Climate Action Tracker

If the U.S., the world’s second-biggest CO2 emitter, had wanted to meet its Paris commitments ― which was to reduce emissions by 26 to 28 percent below 2005 levels by 2025 ― experts say the country needed to be even more ambitious with its climate policies, not less. Current U.S. policies, including the Clean Power Plan, would result in a reduction of emissions by only 10 percent below 2005 levels by that time.

“Whether the United States stays in or out of the Paris agreement, the upshot is the Trump administration is delaying action on climate change,” The Washington Post’s Chris Mooney wrote in the days before Trump’s Paris announcement. “Since climate change is a collective problem, that means that the slack must be made up some other way.”

It appears other nations ― specifically China and India, which are beginning to ditch fossil fuels and embrace renewable energy ― are now picking up that slack.

“Both China and India look set to overachieve their Paris Agreement climate pledges,” says the Climate Action Tracker report; so much so that the two nations’ emissions reductions could “significantly outweigh” any negative effects on emissions resulting from Trump’s proposed rollbacks in the U.S.

“Five years ago, the idea of either [China or India] stopping — or even slowing — coal use was considered an insurmountable hurdle, as coal-fired power plants were thought necessary to satisfy the energy demands of these nations. Yet, recent observations show they are now on the way towards overcoming this challenge,” the report says. “This stands in contrast to the decisions of the U.S. administration under President Trump, who appears intent on going in the opposite direction.”

The climate action of American states and cities, as well as industry, could also help to mitigate the worst of Trump’s climate policies, said report co-author Niklas Höhne.

In the wake of Trump’s Paris announcement, dozens of state and local officials vowed to continue the climate fight. In an open letter this week, the mayors of 61 U.S. cities promised to still meet commitments agreed to under the Paris deal. “The world cannot wait — and neither will we,” the mayors wrote.
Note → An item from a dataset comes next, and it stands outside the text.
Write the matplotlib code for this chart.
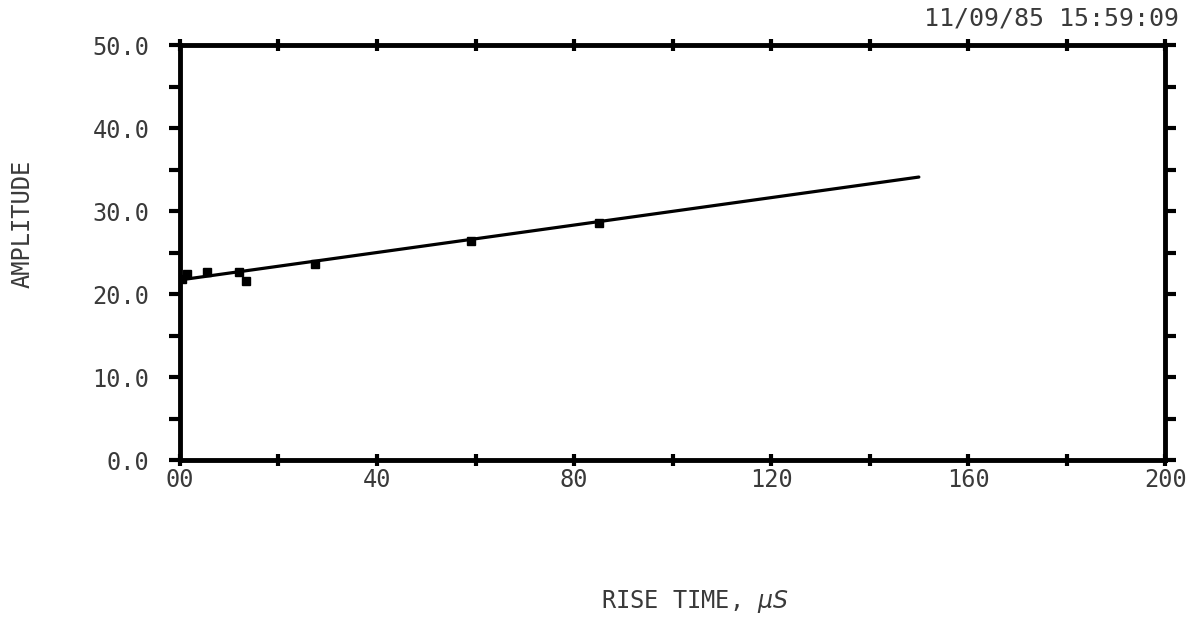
import numpy as np
import matplotlib
matplotlib.use('Agg')
import matplotlib.pyplot as plt

# measured points (rise time in microseconds, amplitude)
riseTime = [0.5, 1.5, 5.5, 12.0, 13.5, 27.5, 59.0, 85.0]
amplitude = [21.8, 22.4, 22.6, 22.6, 21.6, 23.6, 26.4, 28.6]

# fitted line end points
fitX = [0.0, 150.0]
fitY = [21.7, 34.1]

xTicks = [0, 20, 40, 60, 80, 100, 120, 140, 160, 180, 200]
xTickLabels = ["00", "", "40", "", "80", "", "120", "", "160", "", "200"]
yTicks = [0, 5, 10, 15, 20, 25, 30, 35, 40, 45, 50]
yTickLabels = ["0.0", "", "10.0", "", "20.0", "", "30.0", "", "40.0", "", "50.0"]

textFont = {'family': 'DejaVu Sans Mono', 'color': '#3a3a3a'}

fig = plt.figure(figsize=(11.87, 6.23), dpi=100)
ax = fig.add_axes([0.1516, 0.2616, 0.830, 0.666])

ax.plot(fitX, fitY, color='black', linewidth=2.3, solid_capstyle='round')
ax.plot(riseTime, amplitude, linestyle='none', marker='s', markersize=6,
        color='black')

ax.set_xlim(0, 200)
ax.set_ylim(0, 50)

for s in ax.spines.values():
    s.set_linewidth(3.5)
    s.set_color('black')

ax.set_xticks(xTicks)
ax.set_xticklabels(xTickLabels, fontdict=textFont, fontsize=17)
ax.set_yticks(yTicks)
ax.set_yticklabels(yTickLabels, fontdict=textFont, fontsize=17)
ax.tick_params(axis='x', direction='inout', length=8, width=3, pad=2,
               top=True, bottom=True)
ax.tick_params(axis='y', direction='out', length=8, width=3, pad=14,
               left=True, right=True)

fig.text(0.019, 0.64, "AMPLITUDE", rotation=90, ha='center', va='center',
         fontsize=17, **textFont)
fig.text(0.585, 0.035, r"RISE TIME, $\mu S$", ha='center', va='center',
         fontsize=17, **textFont)
fig.text(0.993, 0.97, "11/09/85 15:59:09", ha='right', va='center',
         fontsize=18, **textFont)

fig.savefig('out.png', dpi=100)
Several American companies ― including oil bigwigs Exxon Mobil and ConocoPhillips; automaker Tesla; and tech giants Apple, Facebook and Google ― have also expressed their support for the international accord and have redoubled their commitment to mitigating global warming.

By bailing on the Paris deal, the U.S. federal government “is on its own,” said Höhne, a founding partner of the NewClimate Institute. “The Paris Agreement has already set in motion a process that can no longer be stopped: national climate policy and the global energy transition are advancing. Renewable energy has become so economically favorable that it now displaces coal in China, India and also in the U.S.”

“Within the U.S., progressive states and businesses will continue, possibly even more so, to pursue the energy transition,” he added.